_TASK TO COMPLETE:_
Copy exactly the lines from the one containing "Output the Python" through the one containing "from matplotlib.ticker import MultipleLocator", both included, and leave out any pictures.

_INPUT ROWS:_

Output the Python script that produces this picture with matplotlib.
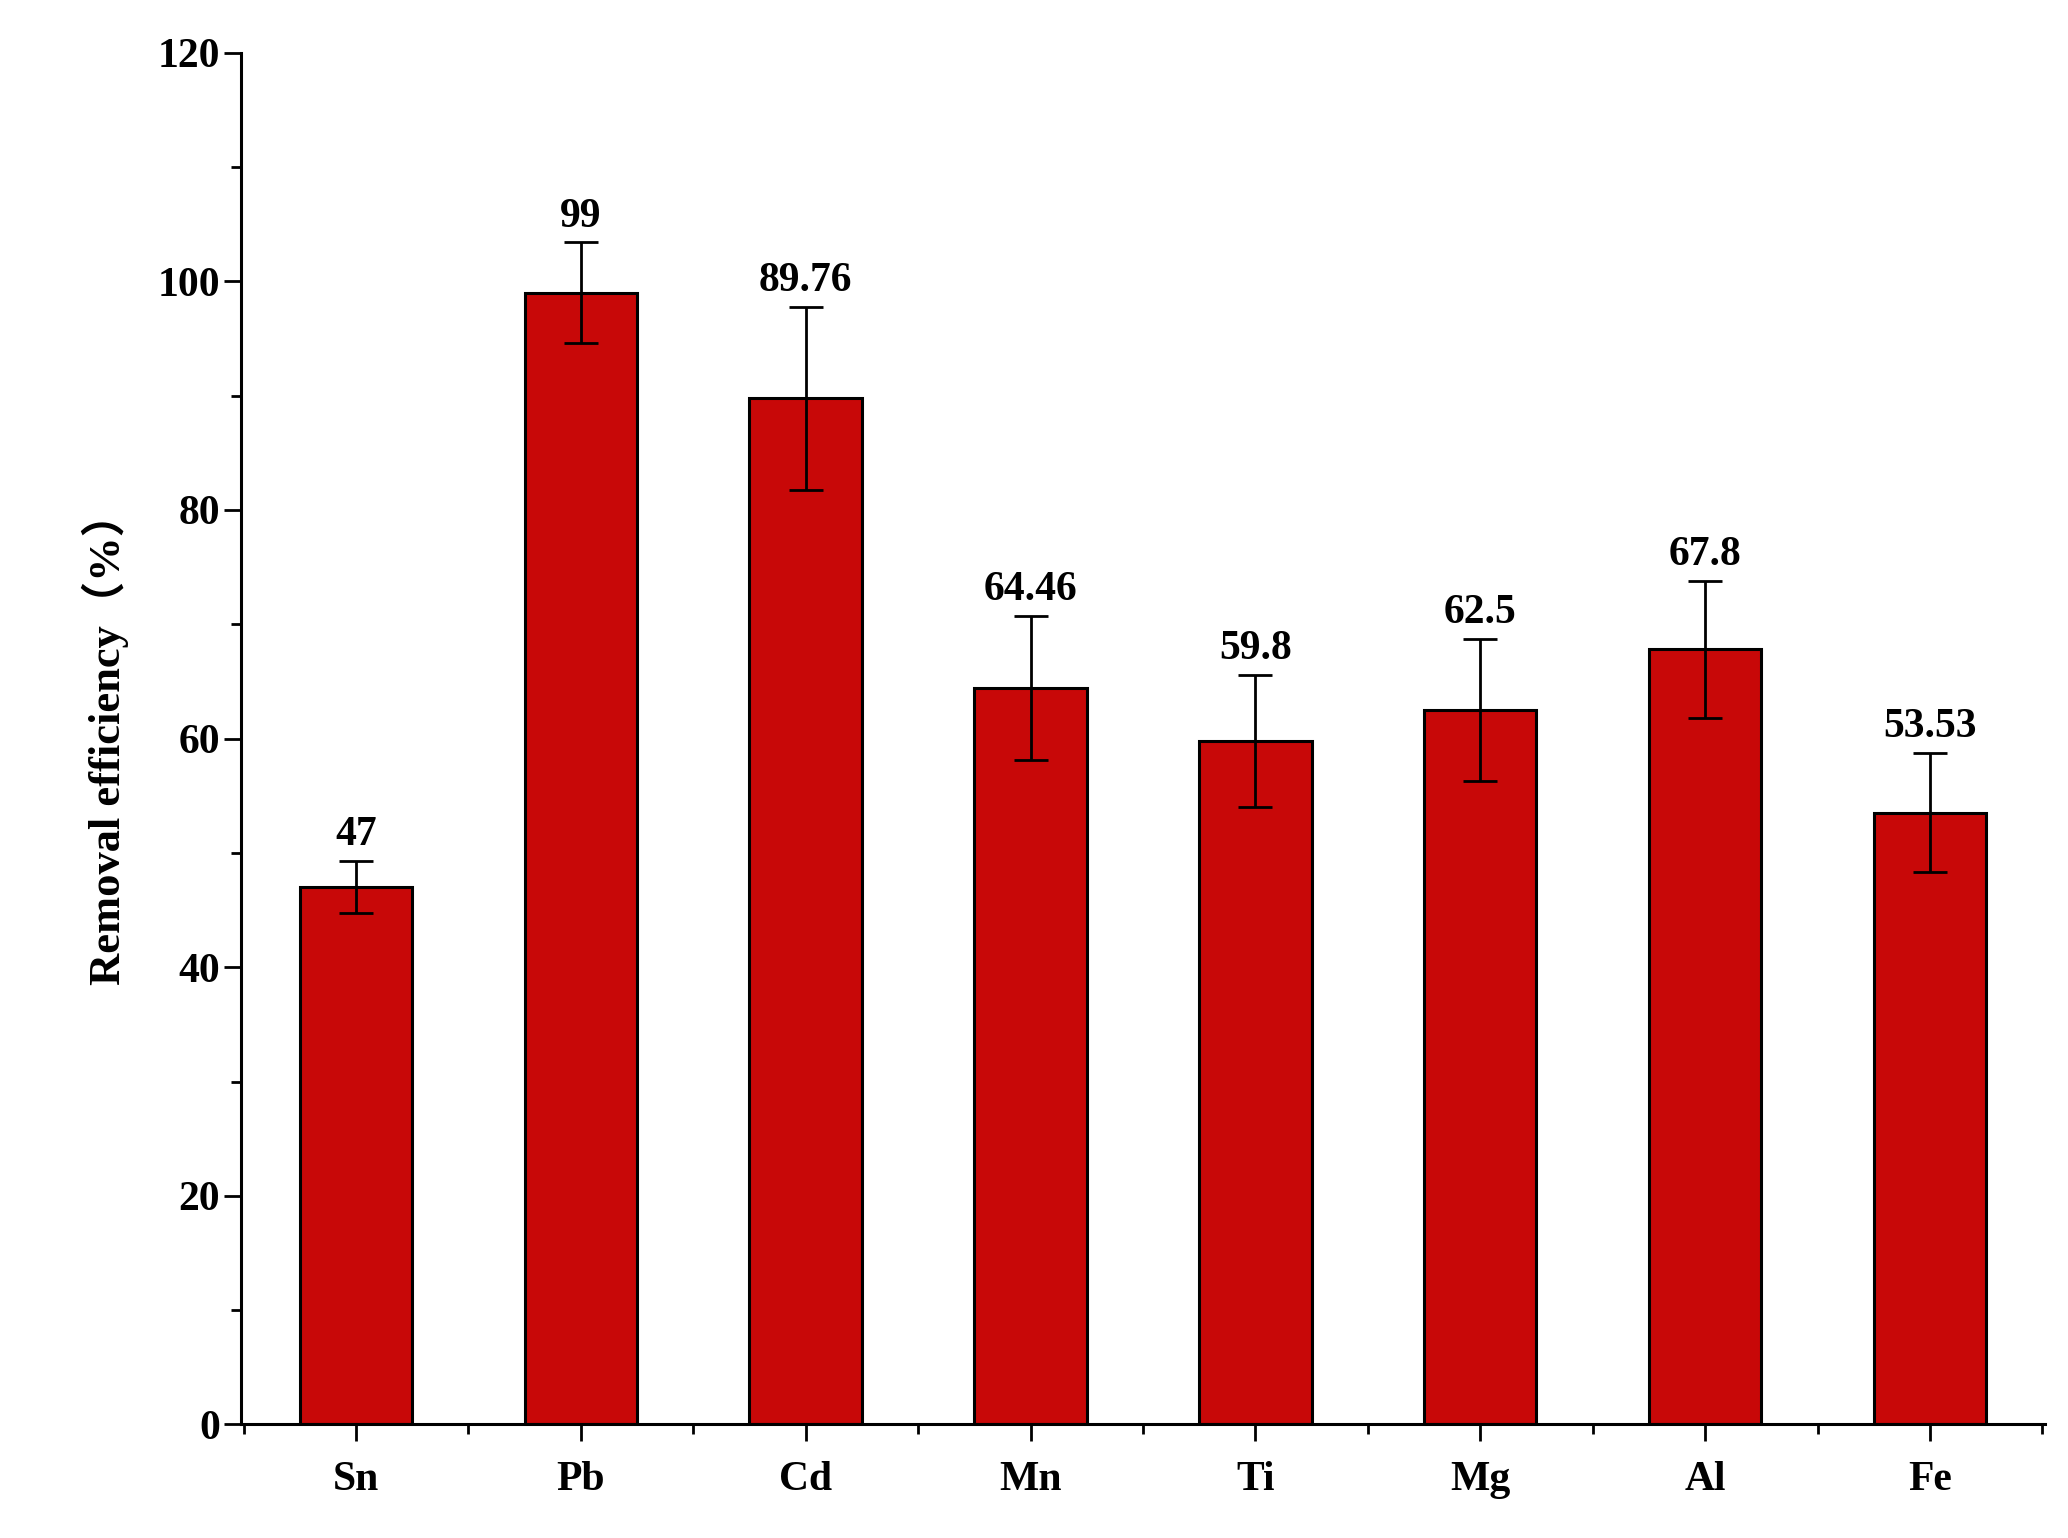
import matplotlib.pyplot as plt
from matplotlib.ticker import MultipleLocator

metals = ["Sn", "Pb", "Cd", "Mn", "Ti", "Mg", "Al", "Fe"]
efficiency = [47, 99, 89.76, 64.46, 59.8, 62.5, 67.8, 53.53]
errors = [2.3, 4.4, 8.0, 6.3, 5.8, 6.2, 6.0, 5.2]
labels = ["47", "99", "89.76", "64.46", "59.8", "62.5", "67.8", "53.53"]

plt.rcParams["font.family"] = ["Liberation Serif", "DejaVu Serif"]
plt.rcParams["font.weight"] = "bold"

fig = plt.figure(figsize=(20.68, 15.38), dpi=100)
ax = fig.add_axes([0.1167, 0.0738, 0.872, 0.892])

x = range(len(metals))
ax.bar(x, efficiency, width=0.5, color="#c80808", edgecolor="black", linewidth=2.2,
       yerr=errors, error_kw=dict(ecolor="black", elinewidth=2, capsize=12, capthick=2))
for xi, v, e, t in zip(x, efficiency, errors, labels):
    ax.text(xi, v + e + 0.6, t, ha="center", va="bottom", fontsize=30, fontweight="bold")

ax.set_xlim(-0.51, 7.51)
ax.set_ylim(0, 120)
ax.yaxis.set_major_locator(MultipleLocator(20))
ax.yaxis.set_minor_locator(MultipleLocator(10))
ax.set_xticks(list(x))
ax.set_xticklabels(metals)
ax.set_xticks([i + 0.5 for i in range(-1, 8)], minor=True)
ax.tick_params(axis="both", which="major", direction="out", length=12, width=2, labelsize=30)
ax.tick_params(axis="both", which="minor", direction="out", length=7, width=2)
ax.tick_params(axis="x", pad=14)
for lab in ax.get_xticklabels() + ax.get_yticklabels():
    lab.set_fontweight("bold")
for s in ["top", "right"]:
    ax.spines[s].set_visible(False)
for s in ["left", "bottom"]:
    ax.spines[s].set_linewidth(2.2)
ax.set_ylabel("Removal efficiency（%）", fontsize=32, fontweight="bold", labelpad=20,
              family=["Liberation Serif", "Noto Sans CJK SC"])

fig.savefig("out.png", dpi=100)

---

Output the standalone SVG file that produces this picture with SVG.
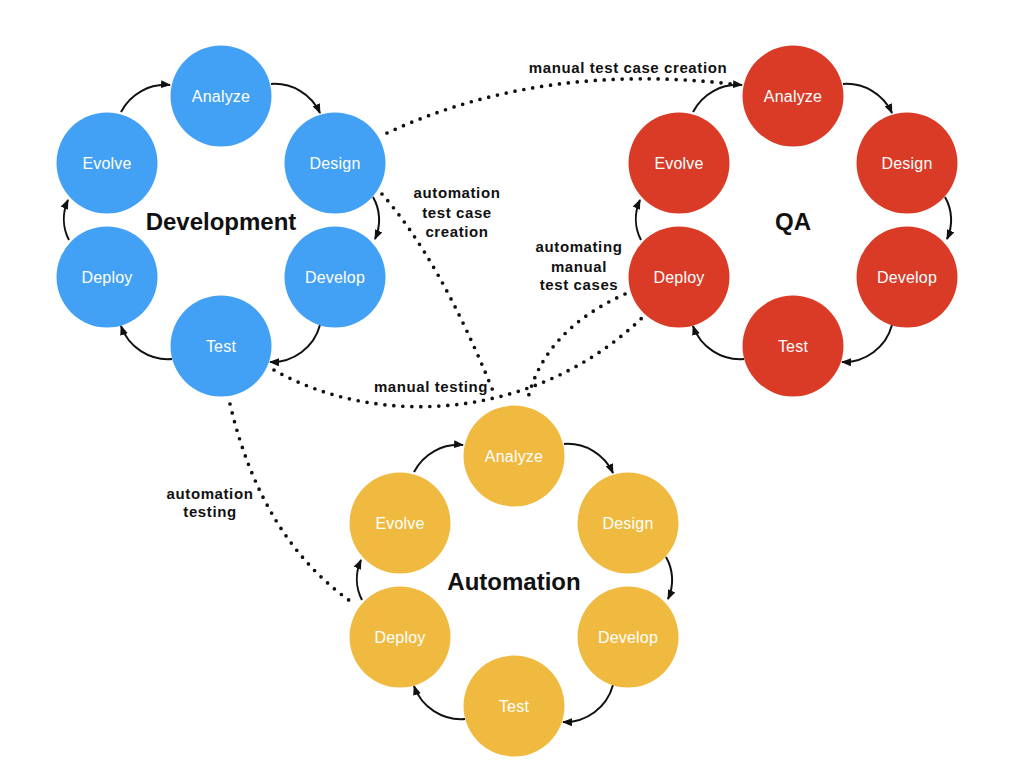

_RESULT OF THIS EXERCISE:_
Output the Python script that produces this picture with matplotlib.
import matplotlib.pyplot as plt
from matplotlib.ticker import MultipleLocator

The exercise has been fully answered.